На самом деле я о ней не думал. Я прикидывал, чем грозит весть об увольнении моим тайным нуждам — называться Арсе в Кекиной квартире, быть врачом в городе у реки. Возможно, я и про это не подумал бы. Но сейчас, в неприятном заточении между приветливой, пытливой, напоминающей улыбкой Штейна, распростертого на тахте под веером мертвых соратников, и сгущавшимся полумраком у двери в комнату, в котором тонули слова наших дам, — сейчас я понял: уже много недель я знаю, что Хуан Мариа Браузен и жизнь его — только пустая форма, являющая миру утраченную суть, тогда как сам он едва существует, кое-как влача жизнь без веры среди людей, часов, улиц, привычных поступков.
Исчез я в тот неясный день, когда разлюбил Гертруду, и жил теперь двойной жизнью Арсе и врача из провинции. Я ежедневно воскресал, когда входил в соседнюю квартиру, сунув руки в карманы, по-молодому гордо, а может, глупо подняв голову, и лицо мое расплывалось в блаженной улыбке, и я шел до середины комнаты и медленно оборачивался, чтобы убедиться: все — тут, и вещи, и мебель, а я — в вечном настоящем, нечему питать память, не в чем каяться. Воскресал, вдохнув меняющийся запах комнаты, и, бросившись на кровать, попивал джин под голос Кеки, что-то рассказывающей мне и о чем-то судящей, и под ее хорошо знакомый смех, прекращавшийся сразу, словно он ушел в вату.

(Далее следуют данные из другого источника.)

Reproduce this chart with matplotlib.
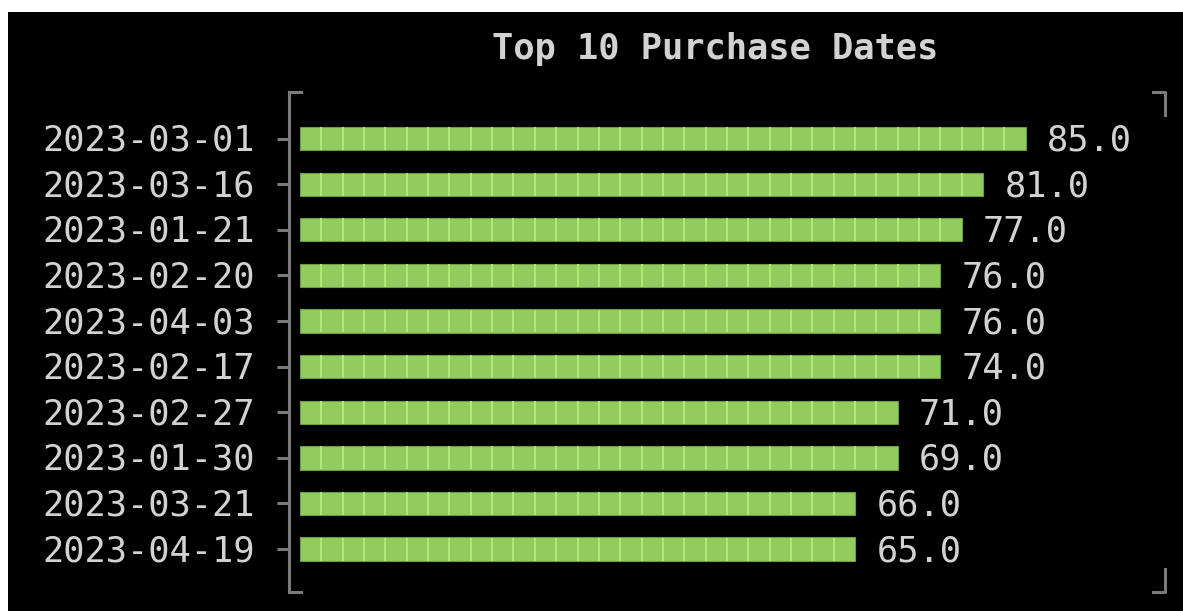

Браузеном я был, когда мы улучали мгновение, чтобы взглянуть друг на друга, и молчание наше прерывали только Кекин вздох, короткое «да» или непотребное слово. И оживал, когда вдали от будничных смертей, от уличной давки, от деловых встреч и необоримой профессиональной приветливости чувствовал, что голова моя покрывается рыжеватым пухом, а сквозь очки и сквозь окно кабинета Санта-Марии вижу площадь и пристань, солнце и ненастье, и неизвестное мне былое гладит меня по спине.
XX
Приглашение
Толстуха, не очень толстая, но тяжелая, подбоченилась и засмеялась, стоя в дверях кухни.
— Отпустите ее на минутку? — ласково спросила она. — Я только одну штуку забыла.
— Пожалуйста, я не держу, — сказал я.
— Вот и ладно! — засмеялась Толстуха. — Только, чур, не слушать.
Ни лицо ее, ни голос, ни смех не вязались с наглым и настороженным блеском глаз.
Кека пошла в кухню, а я остался один, поневоле стесняясь, что лежу голый до пояса. Протянув руку, я достал бы рюмку джина или включил бы вентилятор на столике; а мог и тихо лежать, вдыхая теплый воздух комнаты, запах постели и тел, недавно делавших то, что им положено.